- _Instruction_
Output the full listing word for word.

- _Input data_
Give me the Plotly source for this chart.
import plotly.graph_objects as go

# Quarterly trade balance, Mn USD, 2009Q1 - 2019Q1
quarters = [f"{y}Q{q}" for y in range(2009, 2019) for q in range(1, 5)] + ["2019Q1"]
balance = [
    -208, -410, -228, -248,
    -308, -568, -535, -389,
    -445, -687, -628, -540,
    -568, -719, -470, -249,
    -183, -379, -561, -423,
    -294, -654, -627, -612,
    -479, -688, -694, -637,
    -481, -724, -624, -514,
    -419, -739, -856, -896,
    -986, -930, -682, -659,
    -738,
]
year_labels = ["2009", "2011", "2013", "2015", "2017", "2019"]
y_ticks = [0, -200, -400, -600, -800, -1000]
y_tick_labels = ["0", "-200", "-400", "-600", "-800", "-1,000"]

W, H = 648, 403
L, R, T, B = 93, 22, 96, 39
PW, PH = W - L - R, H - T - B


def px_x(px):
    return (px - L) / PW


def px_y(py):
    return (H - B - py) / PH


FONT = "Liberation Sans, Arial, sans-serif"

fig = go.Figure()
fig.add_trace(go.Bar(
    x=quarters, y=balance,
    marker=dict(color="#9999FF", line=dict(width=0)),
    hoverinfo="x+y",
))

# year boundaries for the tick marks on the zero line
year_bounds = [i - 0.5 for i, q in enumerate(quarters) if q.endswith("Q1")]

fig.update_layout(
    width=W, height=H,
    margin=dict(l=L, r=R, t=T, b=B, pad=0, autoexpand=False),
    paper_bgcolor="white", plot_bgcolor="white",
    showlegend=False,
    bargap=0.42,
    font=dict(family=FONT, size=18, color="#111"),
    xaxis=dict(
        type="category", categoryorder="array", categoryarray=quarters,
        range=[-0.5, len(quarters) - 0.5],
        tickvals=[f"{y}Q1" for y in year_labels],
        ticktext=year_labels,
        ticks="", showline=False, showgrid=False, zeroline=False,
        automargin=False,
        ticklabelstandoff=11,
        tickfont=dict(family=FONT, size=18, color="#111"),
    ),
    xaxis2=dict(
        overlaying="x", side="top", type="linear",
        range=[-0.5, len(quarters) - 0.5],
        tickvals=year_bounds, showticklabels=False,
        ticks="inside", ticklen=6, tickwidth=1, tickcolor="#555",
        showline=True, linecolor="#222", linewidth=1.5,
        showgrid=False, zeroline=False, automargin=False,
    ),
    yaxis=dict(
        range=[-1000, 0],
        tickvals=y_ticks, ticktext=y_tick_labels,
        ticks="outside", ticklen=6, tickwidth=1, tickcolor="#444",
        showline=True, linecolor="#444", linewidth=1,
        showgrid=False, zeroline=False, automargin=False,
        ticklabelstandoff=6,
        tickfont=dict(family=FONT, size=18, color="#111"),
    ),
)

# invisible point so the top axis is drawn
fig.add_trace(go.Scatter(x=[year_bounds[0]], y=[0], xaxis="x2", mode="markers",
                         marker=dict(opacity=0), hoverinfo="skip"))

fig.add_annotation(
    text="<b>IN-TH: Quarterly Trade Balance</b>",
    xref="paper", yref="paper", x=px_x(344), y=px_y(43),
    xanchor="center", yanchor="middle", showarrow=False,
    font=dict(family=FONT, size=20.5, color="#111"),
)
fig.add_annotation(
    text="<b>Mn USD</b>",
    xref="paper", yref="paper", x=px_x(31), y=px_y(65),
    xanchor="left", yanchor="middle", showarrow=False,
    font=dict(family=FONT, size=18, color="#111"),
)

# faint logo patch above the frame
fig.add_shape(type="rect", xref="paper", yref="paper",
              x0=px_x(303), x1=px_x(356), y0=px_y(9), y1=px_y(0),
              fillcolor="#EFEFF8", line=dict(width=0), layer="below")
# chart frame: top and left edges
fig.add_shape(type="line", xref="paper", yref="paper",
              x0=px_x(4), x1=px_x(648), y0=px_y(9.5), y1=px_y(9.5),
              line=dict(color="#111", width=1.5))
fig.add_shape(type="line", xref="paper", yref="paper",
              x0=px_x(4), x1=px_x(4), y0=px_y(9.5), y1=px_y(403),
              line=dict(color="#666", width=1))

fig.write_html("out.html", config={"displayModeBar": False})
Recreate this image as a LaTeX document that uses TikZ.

- _Final result_
Give me the Plotly source for this chart.
import plotly.graph_objects as go

# Quarterly trade balance, Mn USD, 2009Q1 - 2019Q1
quarters = [f"{y}Q{q}" for y in range(2009, 2019) for q in range(1, 5)] + ["2019Q1"]
balance = [
    -208, -410, -228, -248,
    -308, -568, -535, -389,
    -445, -687, -628, -540,
    -568, -719, -470, -249,
    -183, -379, -561, -423,
    -294, -654, -627, -612,
    -479, -688, -694, -637,
    -481, -724, -624, -514,
    -419, -739, -856, -896,
    -986, -930, -682, -659,
    -738,
]
year_labels = ["2009", "2011", "2013", "2015", "2017", "2019"]
y_ticks = [0, -200, -400, -600, -800, -1000]
y_tick_labels = ["0", "-200", "-400", "-600", "-800", "-1,000"]

W, H = 648, 403
L, R, T, B = 93, 22, 96, 39
PW, PH = W - L - R, H - T - B


def px_x(px):
    return (px - L) / PW


def px_y(py):
    return (H - B - py) / PH


FONT = "Liberation Sans, Arial, sans-serif"

fig = go.Figure()
fig.add_trace(go.Bar(
    x=quarters, y=balance,
    marker=dict(color="#9999FF", line=dict(width=0)),
    hoverinfo="x+y",
))

# year boundaries for the tick marks on the zero line
year_bounds = [i - 0.5 for i, q in enumerate(quarters) if q.endswith("Q1")]

fig.update_layout(
    width=W, height=H,
    margin=dict(l=L, r=R, t=T, b=B, pad=0, autoexpand=False),
    paper_bgcolor="white", plot_bgcolor="white",
    showlegend=False,
    bargap=0.42,
    font=dict(family=FONT, size=18, color="#111"),
    xaxis=dict(
        type="category", categoryorder="array", categoryarray=quarters,
        range=[-0.5, len(quarters) - 0.5],
        tickvals=[f"{y}Q1" for y in year_labels],
        ticktext=year_labels,
        ticks="", showline=False, showgrid=False, zeroline=False,
        automargin=False,
        ticklabelstandoff=11,
        tickfont=dict(family=FONT, size=18, color="#111"),
    ),
    xaxis2=dict(
        overlaying="x", side="top", type="linear",
        range=[-0.5, len(quarters) - 0.5],
        tickvals=year_bounds, showticklabels=False,
        ticks="inside", ticklen=6, tickwidth=1, tickcolor="#555",
        showline=True, linecolor="#222", linewidth=1.5,
        showgrid=False, zeroline=False, automargin=False,
    ),
    yaxis=dict(
        range=[-1000, 0],
        tickvals=y_ticks, ticktext=y_tick_labels,
        ticks="outside", ticklen=6, tickwidth=1, tickcolor="#444",
        showline=True, linecolor="#444", linewidth=1,
        showgrid=False, zeroline=False, automargin=False,
        ticklabelstandoff=6,
        tickfont=dict(family=FONT, size=18, color="#111"),
    ),
)

# invisible point so the top axis is drawn
fig.add_trace(go.Scatter(x=[year_bounds[0]], y=[0], xaxis="x2", mode="markers",
                         marker=dict(opacity=0), hoverinfo="skip"))

fig.add_annotation(
    text="<b>IN-TH: Quarterly Trade Balance</b>",
    xref="paper", yref="paper", x=px_x(344), y=px_y(43),
    xanchor="center", yanchor="middle", showarrow=False,
    font=dict(family=FONT, size=20.5, color="#111"),
)
fig.add_annotation(
    text="<b>Mn USD</b>",
    xref="paper", yref="paper", x=px_x(31), y=px_y(65),
    xanchor="left", yanchor="middle", showarrow=False,
    font=dict(family=FONT, size=18, color="#111"),
)

# faint logo patch above the frame
fig.add_shape(type="rect", xref="paper", yref="paper",
              x0=px_x(303), x1=px_x(356), y0=px_y(9), y1=px_y(0),
              fillcolor="#EFEFF8", line=dict(width=0), layer="below")
# chart frame: top and left edges
fig.add_shape(type="line", xref="paper", yref="paper",
              x0=px_x(4), x1=px_x(648), y0=px_y(9.5), y1=px_y(9.5),
              line=dict(color="#111", width=1.5))
fig.add_shape(type="line", xref="paper", yref="paper",
              x0=px_x(4), x1=px_x(4), y0=px_y(9.5), y1=px_y(403),
              line=dict(color="#666", width=1))

fig.write_html("out.html", config={"displayModeBar": False})
Recreate this image as a LaTeX document that uses TikZ.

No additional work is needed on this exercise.